**** Listing ****
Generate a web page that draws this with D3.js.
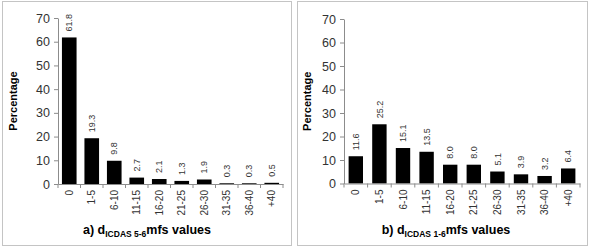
<!DOCTYPE html>
<html><head><meta charset="utf-8">
<script src="https://cdn.jsdelivr.net/npm/d3@7"></script>
<style>
html,body{margin:0;padding:0;background:#fff;}
text{font-family:"Liberation Sans",Arial,sans-serif;}
</style></head>
<body><svg id="c" width="589" height="248"></svg>
<script>
const categories = ["0","1-5","6-10","11-15","16-20","21-25","26-30","31-35","36-40","+40"];
const valuesA = [61.8,19.3,9.8,2.7,2.1,1.3,1.9,0.3,0.3,0.5];
const valuesB = [11.6,25.2,15.1,13.5,8.0,8.0,5.1,3.9,3.2,6.4];
const yTicks = [0,10,20,30,40,50,60,70];
const yLabel = "Percentage";
const titleA = ["a) d","ICDAS 5-6","mfs values"];
const titleB = ["b) d","ICDAS 1-6","mfs values"];

const svg = d3.select("#c");
svg.append("rect").attr("width",589).attr("height",248).attr("fill","#fff");

function panel(cfg){
  const g = svg.append("g");
  g.append("rect").attr("x",cfg.box[0]+0.5).attr("y",cfg.box[1]+0.5)
    .attr("width",cfg.box[2]).attr("height",cfg.box[3])
    .attr("fill","none").attr("stroke","#c4c4c4").attr("stroke-width",1);
  const x = d3.scaleBand().domain(categories).range(cfg.xr).paddingInner(cfg.pad).paddingOuter(cfg.pad/2);
  const y = d3.scaleLinear().domain([0,70]).range(cfg.yr);
  // y axis
  const ya = g.append("g").attr("transform",`translate(${cfg.xr[0]},0)`)
    .call(d3.axisLeft(y).tickValues(yTicks).tickSize(4).tickSizeOuter(0).tickPadding(4));
  ya.select(".domain").attr("stroke","#8c8c8c");
  ya.selectAll(".tick line").attr("stroke","#8c8c8c");
  ya.selectAll(".tick text").attr("font-size","12.5px").attr("fill","#333").attr("font-family","'Liberation Sans',Arial,sans-serif");
  // bars
  g.selectAll("rect.bar").data(cfg.vals).enter().append("rect").attr("class","bar")
    .attr("x",(d,i)=>x(categories[i])).attr("width",x.bandwidth())
    .attr("y",d=>y(d)).attr("height",d=>y(0)-y(d)).attr("fill","#000");
  // x axis
  const xa = g.append("g").attr("transform",`translate(0,${cfg.yr[0]})`)
    .call(d3.axisBottom(x).tickSize(0).tickSizeOuter(0).tickFormat(""));
  xa.select(".domain").attr("stroke","#8c8c8c");
  const step = x.step();
  g.selectAll("line.xt").data(d3.range(categories.length+1)).enter().append("line")
    .attr("class","xt")
    .attr("x1",i=>cfg.xr[0]+i*step).attr("x2",i=>cfg.xr[0]+i*step)
    .attr("y1",cfg.yr[0]).attr("y2",cfg.yr[0]+4).attr("stroke","#8c8c8c");
  // category labels
  g.selectAll("text.cat").data(categories).enter().append("text").attr("class","cat")
    .attr("transform",d=>`translate(${x(d)+x.bandwidth()/2},${cfg.yr[0]+6}) rotate(-90)`)
    .attr("text-anchor","end").attr("dy","0.35em")
    .attr("font-size","10px").attr("fill","#333").text(d=>d);
  // value labels
  g.selectAll("text.val").data(cfg.vals).enter().append("text").attr("class","val")
    .attr("transform",(d,i)=>`translate(${x(categories[i])+x.bandwidth()/2},${y(d)-6}) rotate(-90)`)
    .attr("text-anchor","start").attr("dy","0.35em")
    .attr("font-size","9px").attr("fill","#333").text(d=>d.toFixed(1));
  // y label
  g.append("text").attr("transform",`translate(${cfg.ylx},${(cfg.yr[0]+cfg.yr[1])/2}) rotate(-90)`)
    .attr("text-anchor","middle").attr("dy","0.35em")
    .attr("font-size","11px").attr("font-weight","bold").attr("fill","#000").text(yLabel);
  // title
  const t = g.append("text").attr("x",cfg.tx).attr("y",cfg.ty).attr("text-anchor","middle")
    .attr("font-weight","bold").attr("font-size","12.5px").attr("fill","#000");
  t.append("tspan").text(cfg.title[0]);
  t.append("tspan").attr("font-size","8.5px").attr("dy","2.5").text(cfg.title[1]);
  t.append("tspan").attr("dy","-2.5").text(cfg.title[2]);
}

panel({box:[2,1,289,244], xr:[58,283], yr:[184,18], pad:0.35, vals:valuesA, ylx:13, tx:147, ty:234, title:titleA});
panel({box:[297,1,290,244], xr:[344,580], yr:[183.5,19], pad:0.39, vals:valuesB, ylx:307, tx:446, ty:234, title:titleB});
</script></body></html>
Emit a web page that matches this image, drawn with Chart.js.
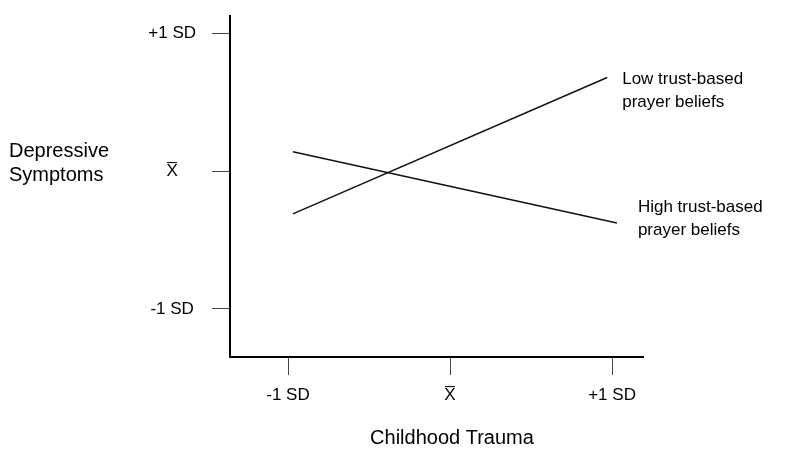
****
* **Task to complete**: Within the entries above, work out how many lines contain the word "page". The number alone is the answer.

* **Problem solution**: 2